**GOAL**
Print nothing but the lines from the start of the listing below through the line that contains "from matplotlib.transforms import". Do not include the pictures.

**DATASET EXTRACT**
▬▬▬

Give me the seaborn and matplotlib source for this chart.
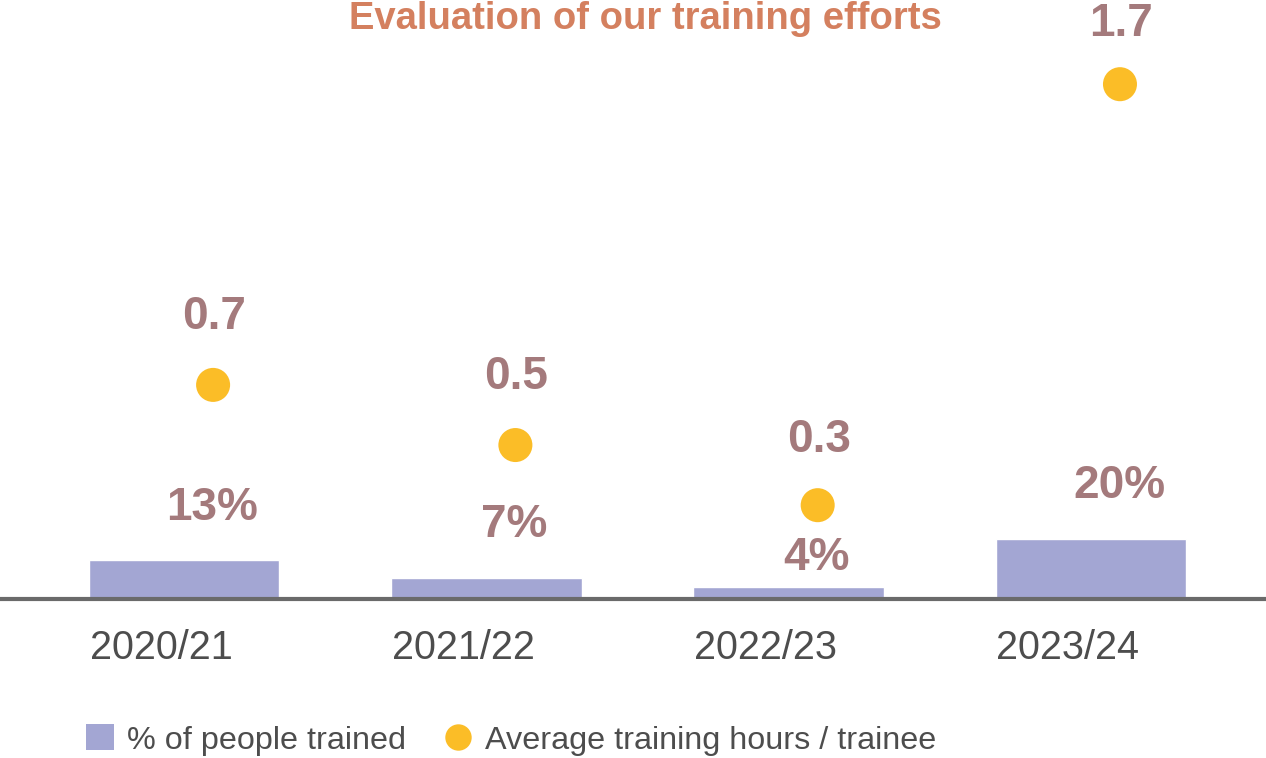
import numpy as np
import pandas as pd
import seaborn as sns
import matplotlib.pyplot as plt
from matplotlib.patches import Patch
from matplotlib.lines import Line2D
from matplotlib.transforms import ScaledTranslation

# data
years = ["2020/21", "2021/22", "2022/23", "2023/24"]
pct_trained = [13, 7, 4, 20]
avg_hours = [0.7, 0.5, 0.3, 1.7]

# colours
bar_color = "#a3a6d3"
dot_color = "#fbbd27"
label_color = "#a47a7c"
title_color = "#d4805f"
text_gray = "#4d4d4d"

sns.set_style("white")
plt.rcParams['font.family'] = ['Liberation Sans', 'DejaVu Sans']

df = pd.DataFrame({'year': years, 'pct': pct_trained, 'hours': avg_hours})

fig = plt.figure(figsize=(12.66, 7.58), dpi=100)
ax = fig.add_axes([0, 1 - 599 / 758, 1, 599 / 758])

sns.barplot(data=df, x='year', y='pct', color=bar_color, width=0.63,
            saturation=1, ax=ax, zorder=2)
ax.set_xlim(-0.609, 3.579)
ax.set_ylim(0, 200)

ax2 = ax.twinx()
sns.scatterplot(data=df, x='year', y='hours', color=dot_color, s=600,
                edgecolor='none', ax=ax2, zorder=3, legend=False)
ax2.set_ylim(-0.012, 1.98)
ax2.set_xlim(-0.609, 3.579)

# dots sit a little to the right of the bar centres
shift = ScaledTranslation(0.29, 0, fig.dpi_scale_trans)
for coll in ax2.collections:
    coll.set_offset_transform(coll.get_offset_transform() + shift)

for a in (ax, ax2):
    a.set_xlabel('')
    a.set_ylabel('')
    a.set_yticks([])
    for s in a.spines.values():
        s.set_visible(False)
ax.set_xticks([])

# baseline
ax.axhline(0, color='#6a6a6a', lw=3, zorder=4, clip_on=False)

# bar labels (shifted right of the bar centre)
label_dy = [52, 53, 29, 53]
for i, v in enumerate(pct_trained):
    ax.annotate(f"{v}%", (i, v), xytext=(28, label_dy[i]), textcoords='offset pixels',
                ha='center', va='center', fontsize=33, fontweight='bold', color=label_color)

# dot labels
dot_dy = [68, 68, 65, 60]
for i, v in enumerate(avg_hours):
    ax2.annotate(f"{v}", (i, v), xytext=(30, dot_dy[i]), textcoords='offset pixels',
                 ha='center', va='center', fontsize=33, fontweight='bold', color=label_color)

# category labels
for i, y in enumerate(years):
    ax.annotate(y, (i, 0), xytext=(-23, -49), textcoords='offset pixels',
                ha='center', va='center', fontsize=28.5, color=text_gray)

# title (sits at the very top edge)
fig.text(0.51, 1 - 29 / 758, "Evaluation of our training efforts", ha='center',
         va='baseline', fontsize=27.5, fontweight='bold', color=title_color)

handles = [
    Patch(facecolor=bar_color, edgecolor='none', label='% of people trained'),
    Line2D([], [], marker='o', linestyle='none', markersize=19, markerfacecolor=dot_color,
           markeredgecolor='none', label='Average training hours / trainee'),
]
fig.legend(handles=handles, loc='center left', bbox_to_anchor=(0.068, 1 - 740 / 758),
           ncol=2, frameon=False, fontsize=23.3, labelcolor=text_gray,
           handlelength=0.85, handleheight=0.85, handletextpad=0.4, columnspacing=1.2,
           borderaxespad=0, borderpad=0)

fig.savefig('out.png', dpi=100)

▬▬▬

**WRITTEN RESPONSE**
Give me the seaborn and matplotlib source for this chart.
import numpy as np
import pandas as pd
import seaborn as sns
import matplotlib.pyplot as plt
from matplotlib.patches import Patch
from matplotlib.lines import Line2D
from matplotlib.transforms import ScaledTranslation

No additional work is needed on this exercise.